You can find the PDF extractor if you head to the SimFin PDF Library and click on “open” in the “Extracted data” column for annual or quarterly reports. The extractor currently focuses solely on tables with numeric data, as these contain almost all the information we are interested in (financial statements, segment reporting etc.). Our general goal is to extract as many structured information as possible from annual/quarterly reports. This means that in the future we will be expanding the extractor to also gather information from outside the tables, but for the moment the focus on tables is an important simplification of the general problem. We will be testing the extractor now in the coming weeks and are happy to hear your feedback either in the forums or by e-mail.

How It Works

The PDF extraction engine was custom built by us for the specific purpose of extracting financial information from PDFs.
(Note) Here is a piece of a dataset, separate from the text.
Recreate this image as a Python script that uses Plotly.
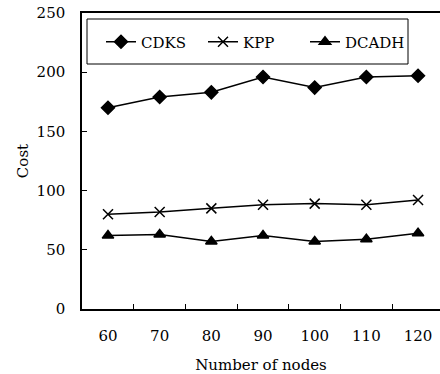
import plotly.graph_objects as go

nodes = ["60", "70", "80", "90", "100", "110", "120"]
cdks = [170, 179, 183, 196, 187, 196, 197]
kpp = [80, 82, 85, 88, 89, 88, 92]
dcadh = [62, 63, 57, 62, 57, 59, 64]
y_ticks = [0, 50, 100, 150, 200, 250]

FONT = "DejaVu Serif"
FS = 15
fig = go.Figure()
series = [("CDKS", cdks, "diamond", 10), ("KPP", kpp, "x-thin", 10), ("DCADH", dcadh, "triangle-up", 10)]
for name, vals, sym, sz in series:
    fig.add_trace(go.Scatter(
        x=nodes, y=vals, name=name, mode="lines+markers",
        line=dict(color="black", width=1.5),
        marker=dict(symbol=sym, size=sz, color="black",
                    line=dict(color="black", width=1.5)),
    ))

W, H = 440, 374
left, top, bottom = 82, 13, 309
pw, ph = W - left, bottom - top
fig.update_layout(
    width=W, height=H,
    margin=dict(l=left, r=0, t=top, b=H - bottom, autoexpand=False),
    paper_bgcolor="white", plot_bgcolor="white",
    font=dict(family=FONT, size=FS, color="black"),
    showlegend=True,
    legend=dict(orientation="h", x=(101 - left) / pw, y=(bottom - 42) / ph,
                xanchor="left", yanchor="middle",
                bgcolor="rgba(0,0,0,0)", borderwidth=0,
                entrywidth=57, entrywidthmode="pixels",
                font=dict(family=FONT, size=FS)),
    shapes=[dict(type="rect", xref="paper", yref="paper",
                 x0=(87 - left) / pw, x1=(408 - left) / pw,
                 y0=(bottom - 64) / ph, y1=(bottom - 19) / ph,
                 line=dict(color="black", width=1), fillcolor="rgba(0,0,0,0)")],
)
fig.update_xaxes(
    type="category", range=[-0.503, 6.425], automargin=False,
    tickson="boundaries", ticks="inside", ticklen=5, tickcolor="black",
    showline=True, linecolor="black", linewidth=1.5, mirror=True,
    showgrid=False, zeroline=False, ticklabelstandoff=12,
    title=dict(text="Number of nodes", font=dict(family=FONT, size=FS), standoff=16),
    tickfont=dict(family=FONT, size=FS),
)
fig.update_yaxes(
    range=[0, 250], tickvals=y_ticks, ticks="inside", ticklen=5, tickcolor="black",
    showline=True, linecolor="black", linewidth=1.5, automargin=False,
    showgrid=False, zeroline=False, ticklabelstandoff=12,
    ticklabeloverflow="allow",
    title=dict(text="Cost", font=dict(family=FONT, size=FS), standoff=4),
    tickfont=dict(family=FONT, size=FS),
)
fig.write_html("out.html", config={"displayModeBar": False},
               post_script="document.body.style.margin='0';")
We looked at various open source libraries for table extraction from PDFs but found them to be not reliable enough, which is probably due to the fact that these libraries try to extract any table from a PDF, while we can simplify the problem substantially by only looking at “numeric tables”. We also use a proprietary deep convolutional neural network to help us with the extraction of data, in order to increase precision even further.

Next Steps

The next step is to connect the extractor with the SimFin database, as you currently can only look at the extracted data and download it to your computer, but there is no way yet to upload this data automatically to SimFin in order to then access it via API or in the data finder.

We first want to test the extractor extensively before making this connection, which is the last step in the extraction process and probably the easiest, as the data is structured already, time periods, currencies and units are identified and context information about the report (type of report, reporting period etc.) is available via the PDF library.

We also have built other machine learning classifiers that can detect on which page the financial statements for example are located, so theoretically we have everything in place to upload the data, but we think that now is a good moment for also reworking SimFin Fuse (our current crawler/XBRL extractor), to combine it with the data extracted from PDFs to obtain a “SimFin Fuse 2.0”, that can then be used not only for US companies but for all companies around the world.

Covering other markets than the US will then be a step-by-step process whereby we go from one market to another (starting with Germany, our “home” market), continually testing the efficacy of our system while gathering feedback from you on where you want us to focus our efforts.

We are excited about getting very close to our goal of hosting data from all companies around the world on SimFin, and hope you enjoy the new feature.